- SOURCE RECORDS -

______________________________

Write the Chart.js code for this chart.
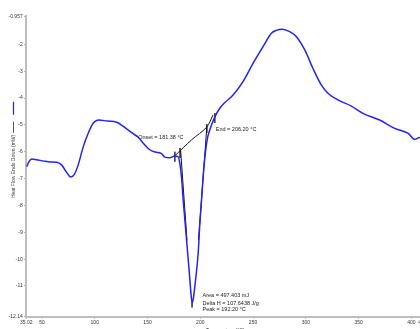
<!DOCTYPE html>
<html>
<head>
<meta charset="utf-8">
<script src="https://cdn.jsdelivr.net/npm/chart.js@4"></script>
<style>
  html, body { margin: 0; padding: 0; background: #fff; overflow: hidden; }
  #wrap { width: 420px; height: 329px; overflow: hidden; position: relative; }
  canvas { display: block; }
</style>
</head>
<body>
<div id="wrap"><canvas id="dsc" width="440" height="340"></canvas></div>
<script>
// DSC scan: heat flow (mW, endo down) against temperature (°C)
const temperature = [
  35.5, 37.5, 40.2, 45, 52, 58, 63.9, 68.6, 73, 77.1, 80.5, 84.3, 89.1, 93.8, 98.5,
  103.9, 112, 120.7, 130.2, 136, 141.1, 145.9, 150.6, 154.5, 158.6, 163.3, 166.4,
  171.1, 175.9, 179.0, 180.6, 182.2, 183.7, 185.4, 187.0, 189.4, 191.0, 192.2, 193.5,
  194.8, 198.0, 199.6, 201.2, 202.7, 204.3, 206.5, 209.0, 213.8, 218.5, 223.0, 231.1,
  240.5, 250.0, 259.5, 267.4, 272, 277.5, 284.7, 291.1, 299.0, 306.8, 314.8, 321.0,
  330.5, 343.2, 354.2, 370.0, 384.2, 396.8, 403.1, 407.9
];
const heatFlow = [
  -6.56, -6.38, -6.27, -6.30, -6.35, -6.38, -6.39, -6.49, -6.75, -6.94, -6.85, -6.49, -5.81, -5.31, -4.94,
  -4.82, -4.86, -4.90, -5.15, -5.32, -5.46, -5.68, -5.88, -5.98, -6.02, -6.07, -6.20,
  -6.22, -6.16, -6.18, -6.43, -6.93, -7.75, -8.54, -9.29, -10.40, -11.20, -11.62, -11.45,
  -11.02, -9.78, -8.66, -7.80, -6.93, -6.24, -5.56, -5.19, -4.70, -4.38, -4.18, -3.89,
  -3.39, -2.71, -2.09, -1.59, -1.48, -1.44, -1.53, -1.72, -2.21, -2.90, -3.52, -3.82,
  -4.07, -4.30, -4.57, -4.82, -5.13, -5.31, -5.54, -5.46
];

// Peak analysis results
const onsetT = 181.38;
const endT = 206.20;
const peakT = 192.20;
const peakArea = 497.403;
const deltaH = 107.6438;

// Construction lines of the peak integration
const baselineT = [175.9, 191.7, 206.2, 212.1];
const baselineV = [-6.15, -5.56, -5.08, -4.63];
const leftTangentT = [onsetT, 187.4];
const leftTangentV = [-5.95, -9.30];
const rightTangentT = [endT, 198.3];
const rightTangentV = [-5.08, -9.30];
// short vertical limit markers: [temperature, top value, bottom value]
const limitMarkers = [
  [175.9, -6.00, -6.37],
  [180.8, -5.86, -6.23],
  [endT, -4.97, -5.30],
  [213.8, -4.56, -4.93],
  [peakT, -11.58, -11.80]
];

// Axis range and tick labels
const xMin = 35.02, xMax = 412.4;
const yMin = -12.14, yMax = -0.957;
const xTicks = [35.02, 50, 100, 150, 200, 250, 300, 350, 400, 412.4];
const yTicks = [-0.957, -2, -3, -4, -5, -6, -7, -8, -9, -10, -11, -12.14];
const xTickText = ['35.02', '50', '100', '150', '200', '250', '300', '350', '400', '412.4'];
const yTickText = ['-0.957', '-2', '-3', '-4', '-5', '-6', '-7', '-8', '-9', '-10', '-11', '-12.14'];

const zip = (xs, ys) => xs.map((t, i) => ({ x: t, y: ys[i] }));
const markerPoints = [];
limitMarkers.forEach(([t, a, b]) => {
  markerPoints.push({ x: t, y: a }, { x: t, y: b }, { x: t, y: null });
});

const FONT = '"Liberation Sans", Arial, sans-serif';

const notes = [
  { text: `Onset = ${onsetT.toFixed(2)} °C`, t: 141.1, v: -5.48 },
  { text: `End = ${endT.toFixed(2)} °C`, t: 214.7, v: -5.19 },
  { text: `Area = ${peakArea.toFixed(3)} mJ`, t: 202.1, v: -11.37 },
  { text: `Delta H = ${deltaH.toFixed(4)} J/g`, t: 202.1, v: -11.64 },
  { text: `Peak = ${peakT.toFixed(2)} °C`, t: 202.1, v: -11.89 }
];

// Writes the peak analysis text next to the construction lines
const notePlugin = {
  id: 'peakNotes',
  afterDatasetsDraw(chart) {
    const { ctx, scales: { x, y } } = chart;
    ctx.save();
    ctx.font = '5.5px ' + FONT;
    ctx.fillStyle = '#222';
    ctx.textAlign = 'left';
    ctx.textBaseline = 'middle';
    notes.forEach(n => ctx.fillText(n.text, x.getPixelForValue(n.t), y.getPixelForValue(n.v)));
    ctx.restore();
  }
};

// Small line key drawn beside the vertical axis title
const keyPlugin = {
  id: 'titleKey',
  afterDraw(chart) {
    const { ctx, chartArea } = chart;
    const cx = 13.5;
    ctx.save();
    ctx.font = '5px ' + FONT;
    const w = ctx.measureText(chart.options.scales.y.title.text).width;
    const top = (chartArea.top + chartArea.bottom) / 2 - w / 2;
    ctx.lineWidth = 1;
    ctx.strokeStyle = '#555';
    ctx.beginPath(); ctx.moveTo(cx, top - 2); ctx.lineTo(cx, top - 13); ctx.stroke();
    ctx.strokeStyle = '#2323f5';
    ctx.lineWidth = 1.2;
    ctx.beginPath(); ctx.moveTo(cx, top - 20); ctx.lineTo(cx, top - 33); ctx.stroke();
    ctx.restore();
  }
};

new Chart(document.getElementById('dsc'), {
  type: 'line',
  data: {
    datasets: [
      {
        label: 'Heat Flow',
        data: zip(temperature, heatFlow),
        borderColor: '#2323f5',
        borderWidth: 1.5,
        pointRadius: 0,
        cubicInterpolationMode: 'monotone',
        fill: false
      },
      {
        label: 'Baseline',
        data: zip(baselineT, baselineV),
        borderColor: '#111',
        borderWidth: 1,
        pointRadius: 0,
        tension: 0.3
      },
      {
        label: 'Onset tangent',
        data: zip(leftTangentT, leftTangentV),
        borderColor: '#111',
        borderWidth: 1,
        pointRadius: 0,
        tension: 0
      },
      {
        label: 'End tangent',
        data: zip(rightTangentT, rightTangentV),
        borderColor: '#111',
        borderWidth: 1,
        pointRadius: 0,
        tension: 0
      },
      {
        label: 'Limits',
        data: markerPoints,
        borderColor: '#333',
        borderWidth: 0.8,
        pointRadius: 0,
        tension: 0,
        spanGaps: false
      }
    ]
  },
  options: {
    responsive: false,
    animation: false,
    parsing: true,
    layout: { padding: { top: 16.3, right: 15.6, left: 0, bottom: 0 } },
    plugins: { legend: { display: false }, tooltip: { enabled: false } },
    scales: {
      x: {
        type: 'linear',
        min: xMin,
        max: xMax,
        afterFit(s) { s.height = 23.4; },
        afterBuildTicks(s) { s.ticks = xTicks.map(v => ({ value: v })); },
        ticks: {
          autoSkip: false,
          maxRotation: 0,
          padding: 1.5,
          color: '#333',
          font: { size: 5, family: FONT },
          callback: (v, i) => xTickText[i]
        },
        grid: { drawOnChartArea: false, tickLength: 2, color: '#999' },
        border: { color: '#bdbdbd', width: 2 },
        title: {
          display: true,
          text: 'Temperature (°C)',
          color: '#333',
          font: { size: 5, family: FONT },
          padding: { top: 0, bottom: 6.5 }
        }
      },
      y: {
        type: 'linear',
        min: yMin,
        max: yMax,
        afterFit(s) { s.width = 26.2; },
        afterBuildTicks(s) { s.ticks = yTicks.map(v => ({ value: v })); },
        ticks: {
          autoSkip: false,
          padding: 1.5,
          color: '#333',
          font: { size: 5, family: FONT },
          callback: (v, i) => yTickText[i]
        },
        grid: { drawOnChartArea: false, tickLength: 2, color: '#999' },
        border: { color: '#bdbdbd', width: 2 },
        title: {
          display: true,
          text: 'Heat Flow Endo Down (mW)',
          color: '#333',
          font: { size: 5, family: FONT },
          padding: { top: 10.5, bottom: 0 }
        }
      }
    }
  },
  plugins: [notePlugin, keyPlugin]
});
</script>
</body>
</html>
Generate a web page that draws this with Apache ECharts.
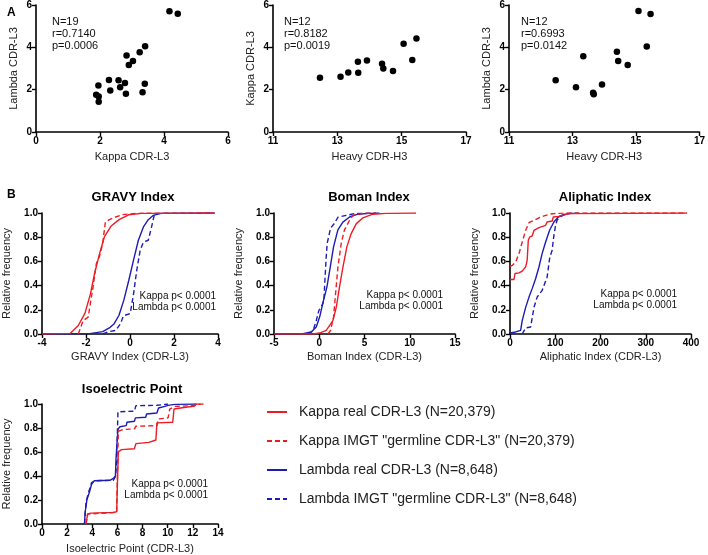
<!DOCTYPE html>
<html><head><meta charset="utf-8">
<script src="https://cdn.jsdelivr.net/npm/echarts@6/dist/echarts.min.js"></script>
<style>html,body{margin:0;padding:0;background:#fff}#c{width:708px;height:555px}</style>
</head><body><div id="c"></div>
<script>
// ---- Panel A data ----
const kappaVsLambda = [[4.17,5.71],[4.43,5.59],[3.41,4.05],[3.24,3.77],[2.83,3.61],[3.03,3.36],[2.90,3.16],[2.28,2.46],[2.58,2.45],[2.78,2.32],[3.40,2.28],[1.95,2.20],[2.63,2.12],[2.32,1.96],[2.81,1.81],[3.33,1.88],[1.88,1.76],[1.96,1.68],[1.96,1.43]];
const heavyVsKappa = [[12.46,2.56],[13.10,2.61],[13.34,2.81],[13.65,2.80],[13.64,3.32],[13.92,3.38],[14.39,3.22],[14.43,3.00],[14.73,2.88],[15.06,4.17],[15.33,3.40],[15.46,4.42]];
const heavyVsLambda = [[12.47,2.44],[13.11,2.11],[13.34,3.58],[13.65,1.86],[13.67,1.78],[13.93,2.25],[14.40,3.79],[14.44,3.36],[14.74,3.16],[15.08,5.72],[15.34,4.04],[15.46,5.58]];
const statsA = [["N=19","r=0.7140","p=0.0006"],["N=12","r=0.8182","p=0.0019"],["N=12","r=0.6993","p=0.0142"]];

// ---- Panel B data (cumulative distributions) ----
const gravyKappaReal = [[-4,0],[-2.72,0.005],[-2.35,0.07],[-2.05,0.17],[-1.8,0.33],[-1.61,0.5],[-1.39,0.66],[-1.17,0.8],[-0.87,0.89],[-0.5,0.945],[-0.06,0.985],[0.53,0.997],[3.85,1]];
const gravyKappaGerm = [[-2.35,0],[-2.13,0.11],[-1.9,0.14],[-1.68,0.39],[-1.53,0.58],[-1.39,0.64],[-1.24,0.75],[-1.12,0.925],[-0.94,0.945],[-0.65,0.967],[-0.35,0.986],[0.24,0.997],[3.78,1]];
const gravyLambdaReal = [[-4,0],[-1.83,0.003],[-1.24,0.02],[-0.94,0.05],[-0.72,0.085],[-0.5,0.155],[-0.28,0.28],[-0.06,0.44],[0.16,0.61],[0.38,0.775],[0.61,0.885],[0.83,0.945],[1.05,0.98],[1.42,0.997],[3.85,1]];
const gravyLambdaGerm = [[-1.24,0],[-1.02,0.017],[-0.65,0.03],[-0.43,0.085],[-0.3,0.15],[0.01,0.17],[0.16,0.33],[0.31,0.53],[0.46,0.69],[0.61,0.76],[0.83,0.775],[0.98,0.885],[1.1,0.98],[1.27,0.997],[3.78,1]];

const bomanKappaReal = [[-5,0],[-0.7,0],[0.04,0.008],[0.77,0.03],[1.51,0.11],[1.88,0.22],[2.24,0.39],[2.61,0.55],[3.05,0.72],[3.53,0.83],[4.08,0.91],[4.82,0.96],[5.92,0.99],[7.39,0.997],[10.7,1]];
const bomanKappaGerm = [[0.96,0],[1.25,0.03],[1.58,0.14],[1.8,0.33],[2.06,0.55],[2.43,0.75],[2.79,0.86],[3.35,0.94],[3.71,0.98],[4.82,0.997],[6.29,1]];
const bomanLambdaReal = [[-5,0],[-1.8,0.003],[-0.88,0.017],[-0.33,0.058],[0.04,0.14],[0.48,0.28],[0.85,0.39],[1.21,0.55],[1.58,0.72],[2.06,0.86],[2.61,0.925],[3.35,0.967],[4.26,0.99],[5.55,0.997],[6.65,1]];
const bomanLambdaGerm = [[-1.25,0.003],[-0.7,0.025],[-0.33,0.11],[-0.04,0.195],[0.22,0.22],[0.51,0.28],[0.77,0.64],[0.88,0.75],[1.25,0.875],[1.69,0.915],[2.06,0.965],[2.98,0.98],[3.9,0.995],[6.29,1]];

const aliKappaReal = [[0,0.45],[8.8,0.45],[11,0.5],[19.9,0.505],[27,0.52],[34.6,0.555],[38,0.61],[40.4,0.775],[43.4,0.8],[49,0.81],[53,0.857],[64,0.879],[78.7,0.898],[82,0.926],[93.4,0.934],[95.6,0.967],[108,0.972],[112,0.986],[130,0.995],[391,1]];
const aliKappaGerm = [[0,0.56],[5,0.567],[12.5,0.595],[19.9,0.664],[27,0.76],[34.6,0.857],[42,0.92],[53,0.94],[64,0.96],[78.7,0.98],[93,0.994],[123,1],[391,1]];
const aliLambdaReal = [[0,0.008],[12.5,0.017],[23.5,0.03],[27,0.11],[34.6,0.22],[42,0.305],[49,0.375],[56.6,0.457],[64,0.554],[71,0.664],[78.7,0.76],[87.5,0.857],[97,0.926],[106.6,0.967],[119,0.989],[137.5,0.997],[152,1]];
const aliLambdaGerm = [[27,0],[34.6,0.05],[45.6,0.058],[53,0.22],[60,0.305],[71,0.36],[82,0.47],[88,0.636],[93,0.69],[97,0.815],[100.7,0.898],[104,0.94],[109.6,0.967],[126.5,0.994],[137.5,1]];

const pIKappaReal = [[3.5,0],[3.63,0.083],[3.9,0.091],[5.68,0.097],[5.94,0.102],[6.07,0.1],[6.07,0.6],[6.32,0.62],[7.35,0.627],[7.47,0.67],[8.5,0.68],[9.06,0.7],[9.14,0.843],[10.4,0.848],[10.5,0.958],[11.57,0.975],[12.08,0.98],[12.3,1],[12.85,1]];
const pIKappaGerm = [[3.5,0],[3.63,0.083],[5.94,0.097],[6.07,0.097],[6.07,0.773],[6.45,0.787],[7.35,0.793],[7.47,0.815],[9.14,0.82],[9.27,0.876],[10.03,0.884],[10.16,0.958],[10.55,0.98],[12.08,0.986],[12.6,1]];
const pILambdaReal = [[3.38,0],[3.43,0.097],[3.58,0.207],[3.76,0.26],[3.94,0.33],[4.15,0.36],[5.43,0.365],[5.68,0.38],[5.84,0.4],[5.89,0.55],[6.0,0.56],[6.04,0.79],[6.2,0.81],[6.7,0.82],[6.76,0.848],[7.35,0.856],[7.43,0.884],[8.25,0.89],[8.32,0.917],[9.14,0.925],[9.27,0.967],[9.78,0.98],[10.03,0.989],[10.55,0.997],[12.3,1]];
const pILambdaGerm = [[3.38,0],[3.5,0.18],[3.69,0.26],[3.94,0.345],[4.2,0.36],[5.68,0.365],[5.86,0.4],[5.94,0.538],[6.01,0.55],[6.04,0.935],[7.35,0.94],[7.47,0.986],[9.14,0.989],[9.27,1],[10.03,1]];

const seriesNames = ['Kappa real CDR-L3 (N=20,379)','Kappa IMGT "germline CDR-L3" (N=20,379)','Lambda real CDR-L3 (N=8,648)','Lambda IMGT "germline CDR-L3" (N=8,648)'];
const panelTitles = ['GRAVY Index','Boman Index','Aliphatic Index','Isoelectric Point'];
const panelXNames = ['GRAVY Index (CDR-L3)','Boman Index (CDR-L3)','Aliphatic Index (CDR-L3)','Isoelectric Point (CDR-L3)'];
const pText = ['Kappa p< 0.0001','Lambda p< 0.0001'];

const RED = '#ec1c24', BLUE = '#1c1cb4';
const FONT = '"Liberation Sans", Arial, sans-serif';

const gridsA = [
  {left:36, top:5, width:192, height:127},
  {left:273, top:5, width:193, height:127},
  {left:509, top:5, width:193, height:127}
];
const gridsB = [
  {left:38, top:213, width:180, height:121},
  {left:274, top:213, width:181, height:121},
  {left:510, top:213, width:181, height:121},
  {left:36, top:404, width:182, height:121}
];
const grids = gridsA.concat(gridsB);

function axisBase(){
  return {
    axisLine:{onZero:false, lineStyle:{color:'#000', width:1.6}},
    axisTick:{show:true, inside:false, length:4, lineStyle:{color:'#000', width:1.4}},
    splitLine:{show:false},
    axisLabel:{color:'#000', fontFamily:FONT, fontWeight:'bold', fontSize:10, margin:4},
    nameTextStyle:{color:'#222', fontFamily:FONT, fontSize:11},
    nameLocation:'middle'
  };
}
const xAxes = [], yAxes = [];
const xA = [[0,6,2,'Kappa CDR-L3'],[11,17,2,'Heavy CDR-H3'],[11,17,2,'Heavy CDR-H3']];
const yANames = ['Lambda CDR-L3','Kappa CDR-L3','Lambda CDR-L3'];
xA.forEach((a,i)=>{
  xAxes.push(Object.assign(axisBase(),{type:'value', gridIndex:i, min:a[0], max:a[1], interval:a[2], name:a[3], nameGap:19}));
  yAxes.push(Object.assign(axisBase(),{type:'value', gridIndex:i, min:0, max:6, interval:2, name:yANames[i], nameGap:17}));
});
const xB = [[-4,4,2],[-5,15,5],[0,400,100],[0,14,2]];
xB.forEach((a,i)=>{
  const g = i+3;
  xAxes.push(Object.assign(axisBase(),{type:'value', gridIndex:g, min:a[0], max:a[1], interval:a[2], name:panelXNames[i], nameGap:i===3?19:17}));
  yAxes.push(Object.assign(axisBase(),{type:'value', gridIndex:g, min:0, max:1, interval:0.2, name:'Relative frequency', nameGap:30,
    axisLabel:{color:'#000', fontFamily:FONT, fontWeight:'bold', fontSize:10, margin:4, formatter:v=>v.toFixed(1)}}));
});

const series = [];
[kappaVsLambda, heavyVsKappa, heavyVsLambda].forEach((d,i)=>{
  series.push({type:'scatter', xAxisIndex:i, yAxisIndex:i, data:d, symbolSize:6.5, itemStyle:{color:'#000', opacity:1}, silent:true});
});
const curves = [
  [gravyKappaReal,gravyKappaGerm,gravyLambdaReal,gravyLambdaGerm],
  [bomanKappaReal,bomanKappaGerm,bomanLambdaReal,bomanLambdaGerm],
  [aliKappaReal,aliKappaGerm,aliLambdaReal,aliLambdaGerm],
  [pIKappaReal,pIKappaGerm,pILambdaReal,pILambdaGerm]
];
const styles = [[RED,'solid'],[RED,[5,3]],[BLUE,'solid'],[BLUE,[5,3]]];
const drawOrder = [2,3,0,1];
curves.forEach((set,p)=>{
  drawOrder.forEach(k=>{
    series.push({type:'line', name:seriesNames[k], xAxisIndex:p+3, yAxisIndex:p+3, data:set[k],
      symbol:'none', showSymbol:false, animation:false, silent:true,
      lineStyle:{color:styles[k][0], width:1.4, type:styles[k][1]}, itemStyle:{color:styles[k][0]}});
  });
});

const titles = [
  {text:'A', left:2, top:2},
  {text:'B', left:2, top:184}
].map(t=>Object.assign(t,{textStyle:{fontFamily:FONT, fontWeight:'bold', fontSize:12, color:'#000'}}));
const titlePos = [[128,186],[364,186],[600,186],[127,378]];
titlePos.forEach((p,i)=>titles.push({text:panelTitles[i], left:p[0], top:p[1], textAlign:'center',
  textStyle:{fontFamily:FONT, fontWeight:'bold', fontSize:13, color:'#000'}}));

const graphics = [];
const statPos = [[52,16],[284,16],[521,16]];
statsA.forEach((s,i)=>s.forEach((t,j)=>graphics.push({type:'text', left:statPos[i][0], top:statPos[i][1]+j*12,
  style:{text:t, font:'11px '+FONT, fill:'#111'}})));
const pPos = [[216,291],[443,290],[677,289],[208,479]];
pPos.forEach(p=>pText.forEach((t,j)=>graphics.push({type:'text', x:p[0], y:p[1]+j*11,
  style:{text:t, font:'10px '+FONT, fill:'#111', textAlign:'right', textVerticalAlign:'top'}})));

const chart = echarts.init(document.getElementById('c'), null, {renderer:'canvas'});
chart.setOption({
  animation:false,
  backgroundColor:'#fff',
  title:titles,
  grid:grids,
  xAxis:xAxes,
  yAxis:yAxes,
  series:series,
  graphic:graphics,
  legend:{data:seriesNames, orient:'vertical', left:261, top:400, itemWidth:20, itemHeight:12, itemGap:15,
    selectedMode:false,
    itemStyle:{color:'rgba(0,0,0,0)', borderWidth:0, opacity:0},
    lineStyle:{width:2},
    textStyle:{fontFamily:FONT, fontSize:14, color:'#222', padding:[0,0,0,7]}}
});
</script></body></html>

______________________________

Go through the records and show every line with the string "this" in it.

- EXERCISE RESULT -
Write the Chart.js code for this chart.
Generate a web page that draws this with Apache ECharts.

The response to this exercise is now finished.